Jennifer Jacobs of the Des Moines Register writes:
For some Iowa Republicans, the Kentucky senator — not to be confused with his father, former U.S. Rep. Ron Paul of Texas — embodies a bundle of contradictions.
Even before confirming suspicions he'll seek the White House in 2016, a few of his remarks have hit the wrong tone with people in each of the Iowa GOP camps — the evangelicals, the liberty conservatives, the tea partiers and the mainstream Republicans.
One evangelical conservative, Sioux City minister Cary Gordon, had this to say more than 600 days before the Iowa caucuses: "He's tried too hard to please too many people on too many issues. I can't support him. He's got too many contradictions for me."
Despite some reservations, other Iowa Republicans hope that Paul, who stands at the crossroads of constitutional conservatism and the establishment, will appeal to overlapping Iowa audiences as few candidates can.
On Friday night, Paul will speak at the state party's Lincoln Dinner, an event often viewed as a warm-up act for presidential campaigns.
Paul has seen his popularity heighten after he staged a 13-hour filibuster in early March to question the use of unmanned aircraft to perform targeted killings.

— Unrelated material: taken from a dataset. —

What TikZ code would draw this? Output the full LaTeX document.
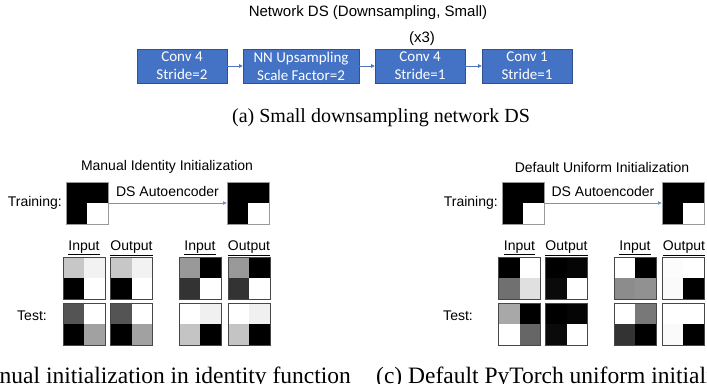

Many Iowans thought Paul, a soft-spoken eye surgeon, propelled himself to the front of the 2016 pack with what they considered a tenacious stand against the Obama administration's perceived power to kill Americans without due process. But some of them think he then damaged his credibility weeks later when he told Fox Business Network that he didn't care if a drone kills low-threat criminals such as armed liquor store robbers.
Another matter of contention: In a speech on immigration in mid-March, Paul said "we will find a place for you," referring to people living in the country illegally. He later clarified that he wasn't calling for a new path to citizenship. He just doesn't want to deport everyone.
Paul stepped into another controversy the same day after saying on CNN that he thinks there could be "thousands of exceptions" to any ban on abortion. An aide later clarified that the senator meant he believes in a single exception, to save the life of a mother, but that the exception could include thousands of individual cases.
The thought of winning over Iowa's hard to please, sometimes acrimonious GOP political camps doesn't seem to faze Paul. In a telephone interview with The Des Moines Register, he said he doesn't mind explaining why his positions should appeal to many political factions — and to dispute the notion that he's inconsistent.
"Part of the art of politics is bringing people together and fusing people who have varied interests into a unified force to win elections," he said. "That's what we've failed in the last two presidential elections in doing very well.
"So it's my hope that if I do get involved in this that I may be able to do that better."